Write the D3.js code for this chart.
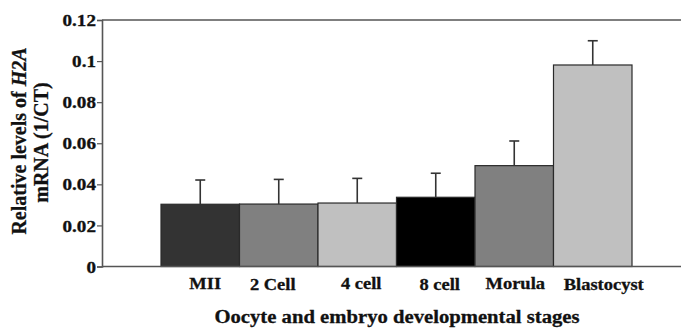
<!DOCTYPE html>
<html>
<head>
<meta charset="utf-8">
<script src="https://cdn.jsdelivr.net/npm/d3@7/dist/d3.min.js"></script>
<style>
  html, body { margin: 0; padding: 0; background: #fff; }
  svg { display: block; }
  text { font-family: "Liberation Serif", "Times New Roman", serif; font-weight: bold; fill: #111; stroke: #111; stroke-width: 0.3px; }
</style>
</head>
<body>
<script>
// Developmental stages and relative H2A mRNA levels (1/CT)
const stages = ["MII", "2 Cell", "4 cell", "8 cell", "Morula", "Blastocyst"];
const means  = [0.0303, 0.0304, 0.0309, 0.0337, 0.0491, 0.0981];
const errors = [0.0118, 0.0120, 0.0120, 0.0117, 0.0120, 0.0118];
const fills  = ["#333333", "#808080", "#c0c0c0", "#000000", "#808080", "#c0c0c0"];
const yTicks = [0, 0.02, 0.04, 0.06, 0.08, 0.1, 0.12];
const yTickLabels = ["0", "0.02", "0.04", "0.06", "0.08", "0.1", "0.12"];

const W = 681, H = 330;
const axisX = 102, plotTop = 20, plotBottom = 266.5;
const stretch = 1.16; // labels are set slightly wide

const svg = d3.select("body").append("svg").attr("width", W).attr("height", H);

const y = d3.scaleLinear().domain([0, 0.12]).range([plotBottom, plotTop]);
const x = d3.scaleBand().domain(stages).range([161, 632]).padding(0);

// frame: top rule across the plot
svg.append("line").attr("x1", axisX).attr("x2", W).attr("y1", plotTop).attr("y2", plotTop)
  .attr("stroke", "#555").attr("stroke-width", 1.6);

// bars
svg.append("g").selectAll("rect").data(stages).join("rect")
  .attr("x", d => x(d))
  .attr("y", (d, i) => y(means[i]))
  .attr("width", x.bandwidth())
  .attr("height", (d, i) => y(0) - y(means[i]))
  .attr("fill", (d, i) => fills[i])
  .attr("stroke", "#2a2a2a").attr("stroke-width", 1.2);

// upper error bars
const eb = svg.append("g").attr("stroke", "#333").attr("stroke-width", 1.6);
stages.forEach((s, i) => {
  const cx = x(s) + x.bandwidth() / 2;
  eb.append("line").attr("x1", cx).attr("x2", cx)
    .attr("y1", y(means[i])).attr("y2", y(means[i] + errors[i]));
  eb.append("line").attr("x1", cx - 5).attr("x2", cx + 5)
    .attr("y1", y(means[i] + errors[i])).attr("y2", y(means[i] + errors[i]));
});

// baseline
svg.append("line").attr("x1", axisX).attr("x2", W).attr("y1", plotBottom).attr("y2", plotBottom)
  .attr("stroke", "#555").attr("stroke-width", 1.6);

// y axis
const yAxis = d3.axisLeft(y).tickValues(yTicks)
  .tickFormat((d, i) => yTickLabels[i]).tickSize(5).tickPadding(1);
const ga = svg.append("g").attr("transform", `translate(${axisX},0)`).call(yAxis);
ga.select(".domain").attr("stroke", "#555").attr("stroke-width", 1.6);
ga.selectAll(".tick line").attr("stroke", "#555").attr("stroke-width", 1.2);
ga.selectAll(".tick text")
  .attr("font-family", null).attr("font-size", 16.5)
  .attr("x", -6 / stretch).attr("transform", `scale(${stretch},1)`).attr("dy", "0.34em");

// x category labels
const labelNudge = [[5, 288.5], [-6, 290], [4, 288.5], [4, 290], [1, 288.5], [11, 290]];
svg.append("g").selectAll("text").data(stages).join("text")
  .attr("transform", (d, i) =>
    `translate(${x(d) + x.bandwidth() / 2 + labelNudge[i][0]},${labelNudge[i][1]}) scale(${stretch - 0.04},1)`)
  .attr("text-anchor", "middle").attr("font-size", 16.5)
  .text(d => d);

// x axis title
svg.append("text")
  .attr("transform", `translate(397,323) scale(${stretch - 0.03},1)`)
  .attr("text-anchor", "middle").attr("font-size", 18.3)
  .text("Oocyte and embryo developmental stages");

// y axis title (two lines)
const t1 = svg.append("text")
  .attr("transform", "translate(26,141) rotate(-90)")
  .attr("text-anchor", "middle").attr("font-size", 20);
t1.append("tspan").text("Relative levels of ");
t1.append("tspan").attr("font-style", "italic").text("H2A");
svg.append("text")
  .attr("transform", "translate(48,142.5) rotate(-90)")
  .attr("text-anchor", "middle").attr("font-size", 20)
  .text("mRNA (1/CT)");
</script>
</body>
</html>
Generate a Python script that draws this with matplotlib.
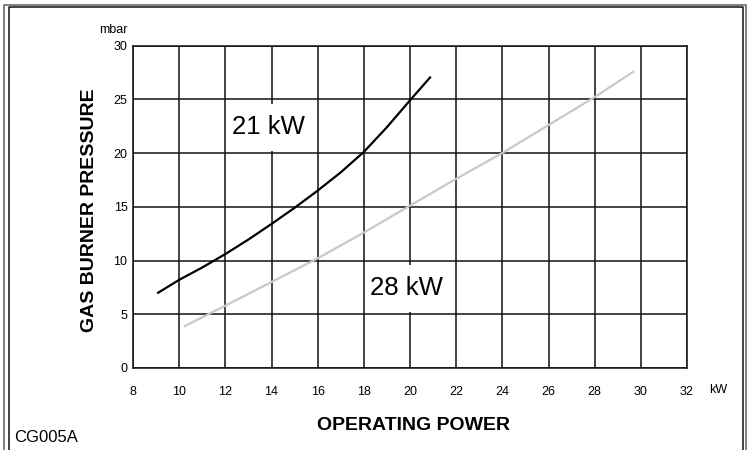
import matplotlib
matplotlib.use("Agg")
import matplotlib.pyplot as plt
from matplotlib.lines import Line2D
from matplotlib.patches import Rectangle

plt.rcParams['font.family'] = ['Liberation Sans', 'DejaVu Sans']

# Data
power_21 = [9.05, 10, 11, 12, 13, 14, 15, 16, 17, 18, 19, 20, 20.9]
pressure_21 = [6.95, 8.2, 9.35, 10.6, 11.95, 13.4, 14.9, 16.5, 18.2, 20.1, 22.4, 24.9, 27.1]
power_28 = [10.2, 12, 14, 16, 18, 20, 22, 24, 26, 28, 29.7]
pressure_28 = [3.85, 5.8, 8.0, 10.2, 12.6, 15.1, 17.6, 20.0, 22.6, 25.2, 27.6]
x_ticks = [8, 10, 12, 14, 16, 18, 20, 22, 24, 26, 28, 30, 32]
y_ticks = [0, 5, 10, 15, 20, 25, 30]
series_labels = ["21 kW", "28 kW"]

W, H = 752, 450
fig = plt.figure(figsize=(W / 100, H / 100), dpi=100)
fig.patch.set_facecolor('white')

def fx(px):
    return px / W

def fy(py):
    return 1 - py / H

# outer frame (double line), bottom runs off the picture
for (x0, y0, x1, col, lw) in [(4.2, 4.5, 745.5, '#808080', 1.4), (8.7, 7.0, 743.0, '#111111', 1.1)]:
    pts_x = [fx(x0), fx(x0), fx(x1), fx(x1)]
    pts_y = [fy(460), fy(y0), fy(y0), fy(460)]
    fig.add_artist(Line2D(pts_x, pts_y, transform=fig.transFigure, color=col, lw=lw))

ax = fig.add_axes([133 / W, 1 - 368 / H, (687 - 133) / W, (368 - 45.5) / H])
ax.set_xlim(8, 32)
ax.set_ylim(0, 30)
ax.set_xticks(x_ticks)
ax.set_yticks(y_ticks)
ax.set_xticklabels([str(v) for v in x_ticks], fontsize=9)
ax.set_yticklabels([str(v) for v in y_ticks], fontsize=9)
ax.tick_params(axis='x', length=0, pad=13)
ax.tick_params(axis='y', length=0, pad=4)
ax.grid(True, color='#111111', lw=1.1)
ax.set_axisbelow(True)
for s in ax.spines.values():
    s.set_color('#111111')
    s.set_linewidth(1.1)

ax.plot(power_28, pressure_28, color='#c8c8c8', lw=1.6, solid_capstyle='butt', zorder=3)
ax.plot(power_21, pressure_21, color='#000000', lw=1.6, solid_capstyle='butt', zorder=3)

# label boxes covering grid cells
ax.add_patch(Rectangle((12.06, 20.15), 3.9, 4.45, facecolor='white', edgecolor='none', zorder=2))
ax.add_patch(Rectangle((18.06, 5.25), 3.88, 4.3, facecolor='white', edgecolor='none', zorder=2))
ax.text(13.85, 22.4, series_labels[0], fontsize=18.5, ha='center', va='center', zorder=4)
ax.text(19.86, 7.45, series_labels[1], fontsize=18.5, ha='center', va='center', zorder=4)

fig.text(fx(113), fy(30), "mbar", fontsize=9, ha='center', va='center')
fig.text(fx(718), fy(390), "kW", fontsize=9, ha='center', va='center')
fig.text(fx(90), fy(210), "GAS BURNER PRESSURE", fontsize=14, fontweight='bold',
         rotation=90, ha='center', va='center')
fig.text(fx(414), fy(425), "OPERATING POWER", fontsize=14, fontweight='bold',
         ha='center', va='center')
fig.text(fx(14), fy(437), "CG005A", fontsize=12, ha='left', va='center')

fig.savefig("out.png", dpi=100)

++++

[Exercise instructions]:
Of all the lines above, how many contain "this"? Give the number and nothing more.

[Task result]:
2